Spate of racist stabbings in Eltham had gone unpunished

Satish Sekar,Paul Peachey
Wednesday 04 January 2012 01:00 GMT

One alleged victim of the Acourt gang, who was lucky to survive after being stabbed in the stomach, said he was "overjoyed" that two of its members now face jail.

Gurdeep Bhangal, now 41, was attacked with a kitchen knife outside his father's Wimpy franchise in Eltham on 11 March 1993, during a spate of racist attacks in the weeks before Stephen Lawrence's murder. He had confronted a group of abusive white youths that he alleges included David Norris. Another member of the group stabbed him.

"The knife went in from the side of my stomach, through my bowel and missed my spine by about a centimetre," said Mr Bhangal. Police investigated the attack but no charges were brought

Campaigners claim that the failure of police to act created a culture of impunity. The Macpherson inquiry report highlighted the case and said that Jamie Acourt, David Norris, Neil Acourt and Gary Dobson had not been picked out during identity parades.

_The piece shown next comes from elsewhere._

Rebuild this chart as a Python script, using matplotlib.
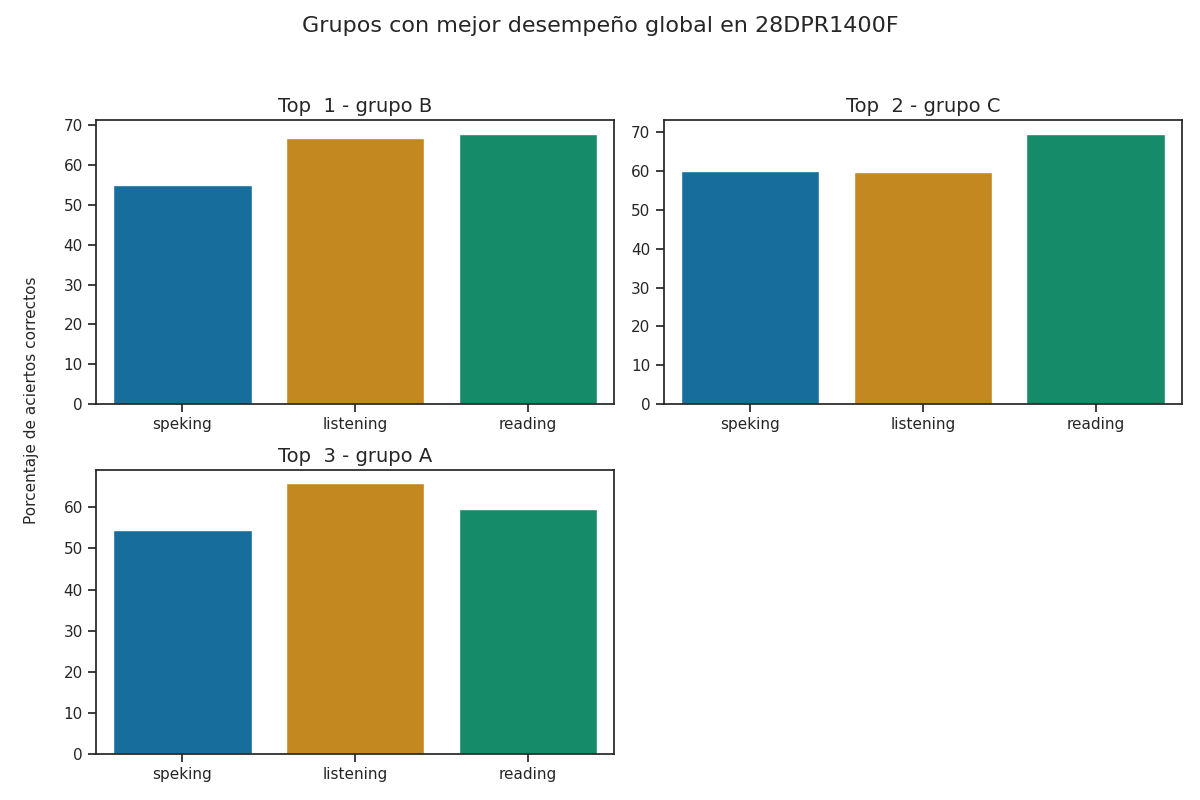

The family of one man killed 20 months before Stephen Lawrence blamed police and prosecutors for failing to crack down on gangs. Rolan Adams, 15, was killed in February 1991. A group of 15 thugs attacked Rolan and his brother but only one, Mark Thornburrow, was convicted of murder and jailed for a minimum of 10 years. He was not connected to the Acourt gang. "The judge acknowledged that it was racist and he carried and used a knife," said Rolan's father, Richard Adams. "If Thornburrow had received the sentence he deserved, the knife-carrying culture that followed could have been stopped in its tracks."

The area was known as a hotbed of racist activity even before then. Twelve families fled the area, according to racism monitors.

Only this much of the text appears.